Plaintiffs' claim for the imposition of a constructive trust upon Twelve Bowery Realty is dismissed. In order to impose a constructive trust, plaintiffs must allege a confidential relationship, a promise, a transfer in reliance thereon, and unjust enrichment. Atlas-Wittkin v Kaufman, 304 AD2d 586 (2d Dept 2003). Plaintiffs have not alleged a confidential [*4]relationship between them and Twelve Bowery Realty, nor is there a transfer made in reliance upon a promise.

Plaintiffs' cause of action for an accounting of Twelve Bowery Realty also is dismissed because they have not shown that Twelve Bowery Realty owed plaintiffs a duty based on a special relationship. Elghanian v Elghanian, 277 AD2d 162 (1st Dept. 2000).

Finally, Twelve Bowery Realty's motion to dismiss the seventh cause of action, seeking a declaration that plaintiffs have an easement by necessity over 12 Bowery, is granted. To prevail, plaintiffs must establish that 10 Bowery and 12 Bowery once had a unity of title and subsequent separation, and that at the time of the separation, an easement over 12 Bowery was absolutely necessary in order for plaintiffs to obtain access to their property. Strock v Ostrander, 233 AD2d 816 (3rd Dept 1996).

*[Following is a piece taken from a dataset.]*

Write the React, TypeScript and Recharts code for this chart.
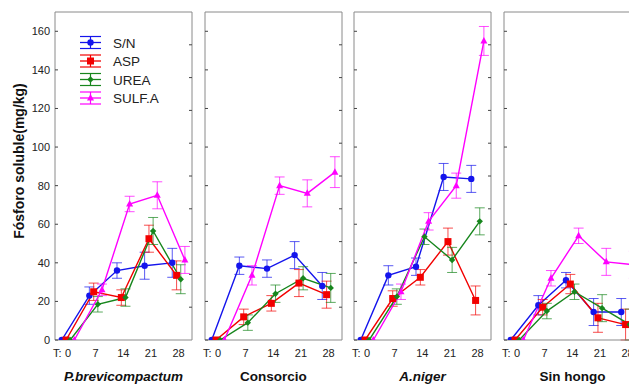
import React from 'react';
import { LineChart, Line, XAxis, YAxis, ErrorBar } from 'recharts';

const times = [0, 7, 14, 21, 28];
const yTicks = [0, 20, 40, 60, 80, 100, 120, 140, 160];
const rightTicks = [1, 2, 3, 4, 5, 6, 7, 8, 9];
const panelTitles = ['P.brevicompactum', 'Consorcio', 'A.niger', 'Sin hongo'];
const titleItalic = [true, false, true, false];
const seriesNames = ['S/N', 'ASP', 'UREA', 'SULF.A'];
const seriesColors = ['#1414ec', '#f20000', '#17861d', '#ff00ff'];
const seriesShapes = ['circle', 'square', 'diamond', 'triangle'];
const seriesOffsets = [-1.6, -0.5, 0.55, 1.6];

// P.brevicompactum
const pbSN = [0, 23, 36, 38.5, 40];
const pbSNErr = [null, 4.5, 4, 7, 7.5];
const pbASP = [0, 25, 22, 52.5, 33.5];
const pbASPErr = [null, 4.5, 4, 7, 7.5];
const pbUREA = [0, 18.5, 22, 56.5, 31.5];
const pbUREAErr = [null, 4, 4.5, 7, 7.5];
const pbSULF = [0, 26, 70.5, 75, 41.5];
const pbSULFErr = [null, 3, 4, 7, 7];

// Consorcio
const coSN = [0, 38.5, 37, 44, 28];
const coSNErr = [null, 4.5, 4.5, 7, 7];
const coASP = [0, 12, 19, 29.5, 23.5];
const coASPErr = [null, 4, 4, 7, 7];
const coUREA = [0, 9, 24, 32, 27];
const coUREAErr = [null, 4, 4.5, 6, 7.5];
const coSULF = [0, 33.5, 80, 76, 87];
const coSULFErr = [null, 5, 4.5, 7, 8];

// A.niger
const anSN = [0, 33.5, 38, 84.5, 83.5];
const anSNErr = [null, 5, 4.5, 7, 7];
const anASP = [0, 21.5, 32.5, 51, 20.5];
const anASPErr = [null, 4, 4, 7, 7.5];
const anUREA = [0, 22.5, 53.5, 41.5, 61.5];
const anUREAErr = [null, 4, 4, 6.5, 7];
const anSULF = [0, 25, 61.5, 80, 155];
const anSULFErr = [null, 4, 4.5, 6.5, 7.5];

// Sin hongo
const shSN = [0, 18, 31, 14.5, 14.5];
const shSNErr = [null, 5, 4, 7, 7];
const shASP = [0, 17, 29, 11.5, 8];
const shASPErr = [null, 4, 5, 7.5, 8];
const shUREA = [0, 15, 25, 16.5, 8];
const shUREAErr = [null, 4, 4, 7, 8];
const shSULF = [0, 32, 54, 40.5, 39];
const shSULFErr = [null, 4, 4, 7, 7];

const panelValues = [
  [pbSN, pbASP, pbUREA, pbSULF],
  [coSN, coASP, coUREA, coSULF],
  [anSN, anASP, anUREA, anSULF],
  [shSN, shASP, shUREA, shSULF],
];
const panelErrors = [
  [pbSNErr, pbASPErr, pbUREAErr, pbSULFErr],
  [coSNErr, coASPErr, coUREAErr, coSULFErr],
  [anSNErr, anASPErr, anUREAErr, anSULFErr],
  [shSNErr, shASPErr, shUREAErr, shSULFErr],
];

const FONT = '"Liberation Sans", Arial, sans-serif';
const BOX = '#8a8a8a';
const PLOT_W = 137;
const panelLefts = [55, 205, 354, 504];
const xDomain = [-3.3, 31.4];

function Marker({ cx, cy, shape, color }: any) {
  if (cx == null || cy == null) return null;
  if (shape === 'circle') return <circle cx={cx} cy={cy} r={3.2} fill={color} />;
  if (shape === 'square') return <rect x={cx - 3.5} y={cy - 3.5} width={7} height={7} fill={color} />;
  if (shape === 'diamond')
    return <polygon points={`${cx},${cy - 3.2} ${cx + 3.2},${cy} ${cx},${cy + 3.2} ${cx - 3.2},${cy}`} fill={color} />;
  return <polygon points={`${cx},${cy - 4} ${cx + 3.5},${cy + 2.5} ${cx - 3.5},${cy + 2.5}`} fill={color} />;
}

const bottomTick = (p: any) => (
  <g>
    {p.payload.value === 0 && (
      <text x={p.x - 6.5} y={p.y + 17} textAnchor="end" fontSize={11} fontFamily={FONT} fill="#222">T:</text>
    )}
    <text x={p.x} y={p.y + 17} textAnchor="middle" fontSize={11} fontFamily={FONT} fill="#222">
      {p.payload.value}
    </text>
  </g>
);

const topTick = (p: any) => <line x1={p.x} x2={p.x} y1={p.y} y2={p.y + 3} stroke="#444" />;

const rightTick = (p: any) => <line x1={p.x - 3} x2={p.x} y1={p.y} y2={p.y} stroke="#444" />;

const makeLeftTick = (withLabel: boolean) => (p: any) => (
  <g>
    <line x1={p.x} x2={p.x + 3} y1={p.y} y2={p.y} stroke="#444" />
    {withLabel && (
      <text x={p.x - 5} y={p.y + 4} textAnchor="end" fontSize={11} fontFamily={FONT} fill="#222">
        {p.payload.value}
      </text>
    )}
  </g>
);

function Panel({ index }: { index: number }) {
  const first = index === 0;
  const leftAxisW = first ? 30 : 4;
  const leftSpace = first ? 55 : 6;
  const width = leftSpace + PLOT_W + 6;

  return (
    <div style={{ position: 'absolute', left: panelLefts[index] - leftSpace, top: 0 }}>
      <LineChart
        width={width}
        height={384}
        margin={{ top: 8, right: 2, bottom: 24, left: leftSpace - leftAxisW }}
      >
        <XAxis
          xAxisId="b"
          dataKey="x"
          type="number"
          domain={xDomain}
          ticks={times}
          interval={0}
          height={20}
          tickSize={0}
          tickMargin={0}
          tickLine={false}
          axisLine={{ stroke: BOX }}
          tick={bottomTick}
          allowDataOverflow
        />
        <XAxis
          xAxisId="t"
          orientation="top"
          type="number"
          domain={xDomain}
          ticks={times}
          interval={0}
          height={4}
          tickSize={0}
          tickMargin={0}
          tickLine={false}
          axisLine={{ stroke: BOX }}
          tick={topTick}
          allowDataOverflow
        />
        <YAxis
          yAxisId="l"
          type="number"
          domain={[0, 170]}
          ticks={yTicks}
          interval={0}
          width={leftAxisW}
          tickSize={0}
          tickMargin={0}
          tickLine={false}
          axisLine={{ stroke: BOX }}
          tick={makeLeftTick(first)}
          allowDataOverflow
        />
        <YAxis
          yAxisId="r"
          orientation="right"
          type="number"
          domain={[0, 10]}
          ticks={rightTicks}
          interval={0}
          width={4}
          tickSize={0}
          tickMargin={0}
          tickLine={false}
          axisLine={{ stroke: BOX }}
          tick={rightTick}
          allowDataOverflow
        />
        {seriesNames.map((name, s) => {
          const data = times.map((t, i) => ({
            x: t + seriesOffsets[s],
            y: panelValues[index][s][i],
            err: panelErrors[index][s][i],
          }));
          return (
            <Line
              key={name}
              name={name}
              xAxisId="b"
              yAxisId="l"
              data={data}
              dataKey="y"
              type="linear"
              stroke={seriesColors[s]}
              strokeWidth={1.4}
              dot={(p: any) => (
                <Marker key={`m${s}-${p.index}`} cx={p.cx} cy={p.cy} shape={seriesShapes[s]} color={seriesColors[s]} />
              )}
              isAnimationActive={false}
            >
              <ErrorBar dataKey="err" width={5} stroke={seriesColors[s]} strokeWidth={1} strokeOpacity={0.7} direction="y" />
            </Line>
          );
        })}
      </LineChart>
    </div>
  );
}

function LegendBox() {
  const rows = [42.5, 61, 79.5, 98];
  return (
    <svg width={200} height={120} style={{ position: 'absolute', left: 0, top: 0 }}>
      {seriesNames.map((name, s) => {
        const y = rows[s];
        const c = seriesColors[s];
        return (
          <g key={name}>
            <line x1={80} x2={101} y1={y - 6} y2={y - 6} stroke={c} strokeWidth={1.2} />
            <line x1={80} x2={101} y1={y} y2={y} stroke={c} strokeWidth={1.3} />
            <line x1={80} x2={101} y1={y + 6} y2={y + 6} stroke={c} strokeWidth={1.2} />
            <line x1={90.5} x2={90.5} y1={y - 6} y2={y + 6} stroke={c} strokeWidth={1.2} />
            <Marker cx={90.5} cy={y} shape={seriesShapes[s]} color={c} />
            <text x={113} y={y + 5} fontSize={13.5} fontFamily={FONT} fill="#222">{name}</text>
          </g>
        );
      })}
    </svg>
  );
}

export default function App() {
  return (
    <div
      style={{
        position: 'absolute',
        left: 0,
        top: 0,
        width: 629,
        height: 384,
        overflow: 'hidden',
        background: '#fff',
      }}
    >
      {panelTitles.map((_, i) => (
        <Panel key={i} index={i} />
      ))}
      <LegendBox />
      <svg width={30} height={340} style={{ position: 'absolute', left: 0, top: 0 }}>
        <text
          x={24}
          y={161}
          transform="rotate(-90 24 161)"
          textAnchor="middle"
          fontSize={14}
          fontWeight="bold"
          fontFamily={FONT}
          fill="#111"
        >
          Fósforo soluble(mg/kg)
        </text>
      </svg>
      {panelTitles.map((t, i) => (
        <div
          key={t}
          style={{
            position: 'absolute',
            left: panelLefts[i],
            top: 369,
            width: PLOT_W,
            textAlign: 'center',
            fontFamily: FONT,
            fontSize: 13.5,
            lineHeight: '16px',
            fontWeight: 'bold',
            fontStyle: titleItalic[i] ? 'italic' : 'normal',
            color: '#111',
          }}
        >
          {t}
        </div>
      ))}
    </div>
  );
}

Plaintiffs do not allege a unity of title or that an easement is absolutely required for access, so this claim must fail. Accordingly, it hereby is

ORDERED that the motions to dismiss are granted to the extent that the fourth (fraudulent conveyance), fifth (constructive trust), sixth (accounting) and seventh (for judgment declaring an easement by necessity) causes of action are dismissed, and otherwise the motions are denied; and it further is

ORDERED that the moving defendants shall serve answers to the complaint within ten days of service of a copy hereof with notice of entry.

Dated: October , 2004ENTER:

____________________

J.S.C.

Footnotes

Footnote 1: See the decision and order on motions to dismiss in the related case, Leong v Hee, index number 101929/04, which discusses Ethel's activity regarding Twelve Bowery Realty in greater detail.